There's a lot of energy in a room heated to 100 degrees F. but you can't do any work in that room with it. If the temp outside that room is 32 degrees F, you can do work with the energy in the room at some interface with the outside. We take the energy in the room and slide down the gradient, producing work and entropy. This is yet another application of that pesky Second Law of Thermodynamics.
Posted by: Alexander Carpenter | July 12, 2010 at 09:49 AM
Florifulgurator... Glad to have sparked your interest. I've been wondering about your handle, do you say it, F_loriful-GUR_ator or F_lori-ful-gur-A_tor?
I began to realize at some point in the late 60's that complex natural systems behave as individuals, and science didn't have any means of refering to them individually. English refers to them, but not the scientific method. The scinece is limited to studying statistics and making up our own versions of natural systems represrented by our mathematical theories. The theories, oddly, don't have a way to refer to the units of natural organization they supposedly represent... is one problem.

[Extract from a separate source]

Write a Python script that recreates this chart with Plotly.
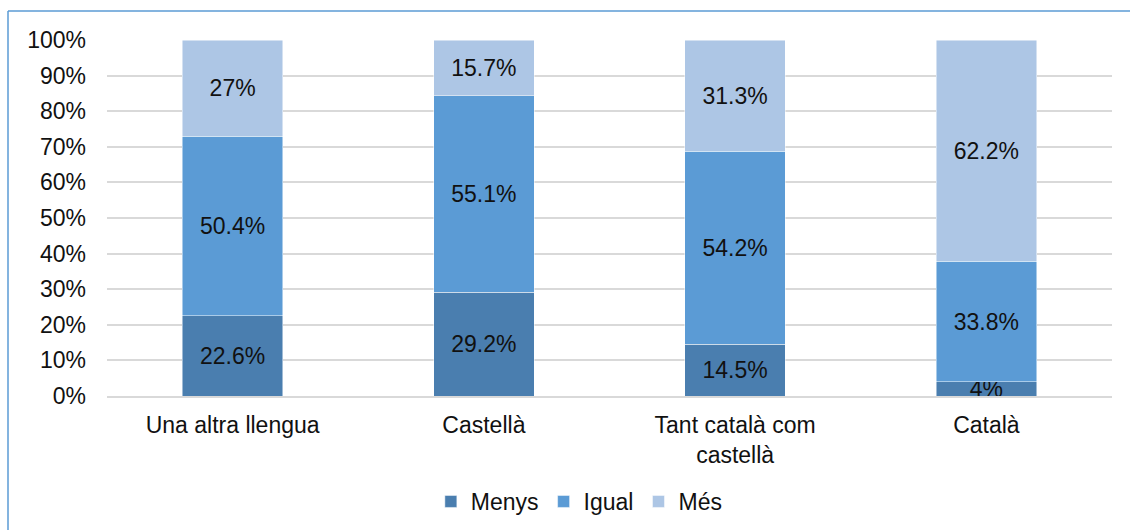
import plotly.graph_objects as go

categories = ["Una altra llengua", "Castellà", "Tant català com<br>castellà", "Català"]
menys = [22.6, 29.2, 14.5, 4]
igual = [50.4, 55.1, 54.2, 33.8]
mes = [27, 15.7, 31.3, 62.2]
tick_vals = [0, 10, 20, 30, 40, 50, 60, 70, 80, 90, 100]
tick_text = [f"{v}%" for v in tick_vals]

series = [
    ("Menys", menys, "#4A7EAF"),
    ("Igual", igual, "#5B9BD5"),
    ("Més", mes, "#ADC6E5"),
]

FONT = "Liberation Sans, Arial, sans-serif"
FS = 23

fig = go.Figure()
for name, vals, color in series:
    fig.add_trace(go.Bar(
        name=name,
        x=categories,
        y=vals,
        marker=dict(color=color, line=dict(color="rgba(255,255,255,0.6)", width=0.8)),
        text=[f"{v:g}%" for v in vals],
        textposition="inside",
        insidetextanchor="middle",
        textangle=0,
        textfont=dict(family=FONT, size=FS, color="#111111"),
        constraintext="none",
        cliponaxis=False,
        width=0.4,
    ))

fig.update_layout(
    barmode="stack",
    width=1130,
    height=530,
    margin=dict(l=107, r=18, t=40, b=134, autoexpand=False),
    paper_bgcolor="white",
    plot_bgcolor="white",
    font=dict(family=FONT, size=FS, color="#111111"),
    showlegend=True,
    legend=dict(
        orientation="h",
        x=0.47, xanchor="center",
        yref="container",
        y=(530 - 480) / 530, yanchor="top",
        font=dict(size=FS),
        itemwidth=30,
        traceorder="normal",
    ),
)

fig.update_xaxes(
    automargin=False,
    showgrid=False,
    showline=True,
    linecolor="#D9D9D9",
    linewidth=1.5,
    ticks="",
    ticklabelstandoff=8,
    tickfont=dict(size=FS),
)
fig.update_yaxes(
    automargin=False,
    range=[0, 100],
    tickvals=tick_vals,
    ticktext=tick_text,
    showgrid=True,
    gridcolor="#D9D9D9",
    gridwidth=1.5,
    zeroline=False,
    ticks="",
    ticklabelstandoff=20,
    tickfont=dict(size=FS),
)

# outer frame (left and top edges)
frame_x = -99 / 1005
frame_top = (530 - 134 - 11) / 356
frame_bottom = -134 / 356
fig.add_shape(type="line", xref="paper", yref="paper",
              x0=frame_x, x1=frame_x, y0=frame_bottom, y1=frame_top,
              line=dict(color="#5B9BD5", width=1.5))
fig.add_shape(type="line", xref="paper", yref="paper",
              x0=frame_x, x1=1.05, y0=frame_top, y1=frame_top,
              line=dict(color="#5B9BD5", width=1.5))

fig.write_html("out.html")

Thinking about the considerable differences between mathematical and physical systems, and then studying how runaway growth processes steer their development in natural thermal convection currents, made it apparent something other than equations was really needed. That was my immersion, but farming or other things looked as systems that come and go through a life cycle of growth and decay would raise many of the same questions too.
I developed a kind of observer's crib sheet in 1979, called "An Unhidden Pattern of Events". That first attempt to write it up is still mostly OK, and linked from my publications list [synapse9.com/phpub.htm] with other things. It may also be less complicated by the struggle and strain of trying to explain things to scientists who want no part of it, because they know science has nothing to do with the study of local, uncontrolled or individual systems...
The model is relatively simple, though, and based on an extension of the conservation laws [synapse9.com/drtheo.pdf]. If you trace natural processes that use energy from beginning to end their evolution can be studied as a succession of four separate irreversible and self-destabilizing developmental phases. They correspond to the four basic directeions of feedback. Chained together they can be expressed as an single event in time ¸¸¸.•´ ¯ `•.¸¸¸ or broken down as separate periods of regular proportional change [first¸¸¸.• then •´ ¯ then ¯ `• then •.¸¸¸]. Once you realize that local processes can't be following global maps it gets easier to find them in the data of things beginning and ending. As you begin to see change as needing these phases of intensification and relaxation, or fail trying, it becomes a great question generator about all kinds of changing systems of relationships.
Not all of what's on my website [synapse9.com] will make sense even after people get the basic idea, but there's lots there. My blog [synapse9.com/blog] may be a good place to go, to skim over till you find something interesting.
The other two essays I linked above include some of my better understanding of our mass societal confusions, and some links. "Stimulus as Constraint" both offers a simple demonstration of the method and points to the clearly mistaken belief that stimulating the economy with efficiency improvements will reduce it's physical impacts and slow resource depletion. Having our cultural beliefs so completely contradict evident physical causation like that would make a case for our having a full blown case of socetal madness loose on the earth, it seems.
Mostly though, it's just fun to pick up early signs of new directions of developing events, making them subjects of original scientific research if you like, and to watch the events of life in general in a more intimate way.